Look through the data for the string "that". Copy every line where it is found.

-- Records for the exercise start --

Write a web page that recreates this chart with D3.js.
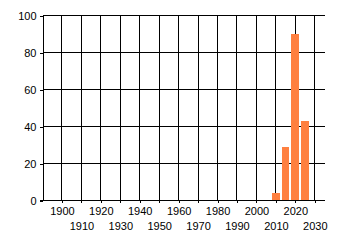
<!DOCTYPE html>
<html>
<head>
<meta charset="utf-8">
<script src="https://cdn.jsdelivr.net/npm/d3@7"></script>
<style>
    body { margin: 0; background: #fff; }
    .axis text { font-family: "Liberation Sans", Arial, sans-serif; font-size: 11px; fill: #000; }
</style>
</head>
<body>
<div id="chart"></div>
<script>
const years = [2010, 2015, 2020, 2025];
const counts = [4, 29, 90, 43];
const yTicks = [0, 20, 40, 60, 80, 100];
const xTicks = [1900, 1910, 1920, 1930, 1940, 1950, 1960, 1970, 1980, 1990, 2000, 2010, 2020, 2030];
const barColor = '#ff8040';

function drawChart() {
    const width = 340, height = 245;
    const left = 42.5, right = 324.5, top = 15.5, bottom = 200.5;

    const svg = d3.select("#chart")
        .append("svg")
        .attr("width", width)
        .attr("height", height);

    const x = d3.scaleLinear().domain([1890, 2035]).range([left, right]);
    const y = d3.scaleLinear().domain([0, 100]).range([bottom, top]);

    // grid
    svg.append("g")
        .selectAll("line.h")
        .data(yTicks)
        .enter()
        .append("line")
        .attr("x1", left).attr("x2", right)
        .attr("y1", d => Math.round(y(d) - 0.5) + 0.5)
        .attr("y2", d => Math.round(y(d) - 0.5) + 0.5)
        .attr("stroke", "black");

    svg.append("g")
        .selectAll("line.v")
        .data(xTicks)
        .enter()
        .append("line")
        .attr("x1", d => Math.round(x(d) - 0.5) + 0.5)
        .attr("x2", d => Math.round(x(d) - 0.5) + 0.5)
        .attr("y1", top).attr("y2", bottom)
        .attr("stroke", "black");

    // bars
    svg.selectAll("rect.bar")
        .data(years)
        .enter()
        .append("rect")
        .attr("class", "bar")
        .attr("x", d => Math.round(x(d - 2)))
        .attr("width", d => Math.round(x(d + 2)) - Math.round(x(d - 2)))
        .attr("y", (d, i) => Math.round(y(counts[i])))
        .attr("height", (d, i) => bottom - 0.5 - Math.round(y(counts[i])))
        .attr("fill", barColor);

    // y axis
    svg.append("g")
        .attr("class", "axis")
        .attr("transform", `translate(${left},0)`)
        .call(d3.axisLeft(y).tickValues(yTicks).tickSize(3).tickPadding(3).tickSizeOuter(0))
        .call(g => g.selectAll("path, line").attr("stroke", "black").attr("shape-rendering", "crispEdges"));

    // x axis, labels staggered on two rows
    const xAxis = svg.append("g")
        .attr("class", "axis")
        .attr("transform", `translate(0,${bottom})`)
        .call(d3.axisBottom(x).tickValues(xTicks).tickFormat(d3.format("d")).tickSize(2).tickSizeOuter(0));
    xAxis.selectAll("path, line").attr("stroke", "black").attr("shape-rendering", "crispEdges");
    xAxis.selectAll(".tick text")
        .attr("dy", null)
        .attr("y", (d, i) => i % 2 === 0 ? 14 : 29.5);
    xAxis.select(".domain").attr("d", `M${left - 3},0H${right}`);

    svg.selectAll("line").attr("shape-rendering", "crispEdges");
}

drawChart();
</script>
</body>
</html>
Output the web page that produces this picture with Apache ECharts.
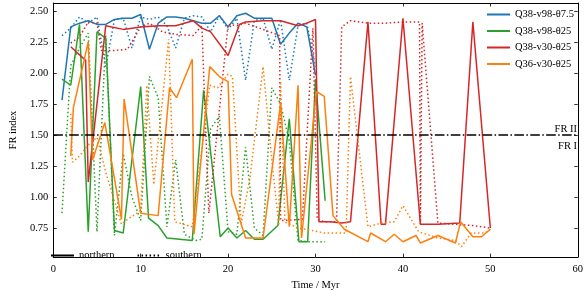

-- Records for the exercise end --

● **Written answer**
Write a web page that recreates this chart with D3.js.
Output the web page that produces this picture with Apache ECharts.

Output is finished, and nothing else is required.